Pier 1 Imports Inc. has a market cap of $958.3 million; its shares were traded at around $8.18 with a P/E ratio of 15.7 and P/S ratio of 0.7. PIR is in the portfolios of Columbia Wanger of Columbia Wanger Asset Management, Chuck Royce of Royce& Associates, Paul Tudor Jones of The Tudor Group, Bruce Kovner of Caxton Associates, Mario Gabelli of GAMCO Investors, Steven Cohen of SAC Capital Advisors.
Highlight of Business Operations: At the end of the second quarter, the Companys minimum operating lease commitments remaining for fiscal 2011 were $104.9 million. The present value of total existing minimum operating lease commitments discounted at 10% was $603.9 million at the fiscal 2011 second quarter end compared to $682.8 million at the fiscal 2010 second quarter end.
During the first six months of fiscal 2011, the Company sold its distribution center near Chicago, Illinois for a purchase price of $11.8 million and recorded a gain of approximately $1.6 million related to this transaction. The Company repaid approximately $9.5 million of industrial revenue bonds related to the distribution center with proceeds received from the sale. As of August 28, 2010, the Company had $16.5 million classified as the current portion of long-term debt, which relates to the Companys 6.375% convertible senior notes due 2036. The Company anticipates that these notes will be repaid on or before February 15, 2011.
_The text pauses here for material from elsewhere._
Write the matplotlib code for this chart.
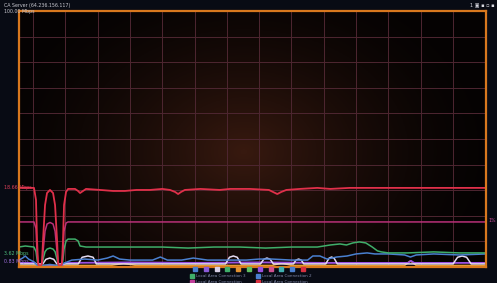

The Companys bank facilities at the end of the second quarter of fiscal 2011 included a $300 million credit facility, expiring in May 2012, which was secured by the Companys eligible merchandise inventory and third-party credit card receivables. As of August 28, 2010, the Company had no outstanding cash borrowings and had utilized $62.0 million in letters of credit and bankers acceptances, which was significantly less than the same period last year. If advances under the facility result in availability of less than $30.0 million, the Company will be required to comply with a fixed charge coverage ratio as stated in the agreement. The Company does not anticipate falling below this minimum availability in the foreseeable future. As of August 28, 2010, the Companys calculated borrowing base was $279.0 million. After excluding the required minimum of $30.0 million and the $62.0 million in utilized letters of credit and bankers acceptances from the borrowing base, $187.0 million remained available for cash borrowings. As of the end of the second quarter of fiscal 2011, the Company was in compliance with required covenants stated in the agreement.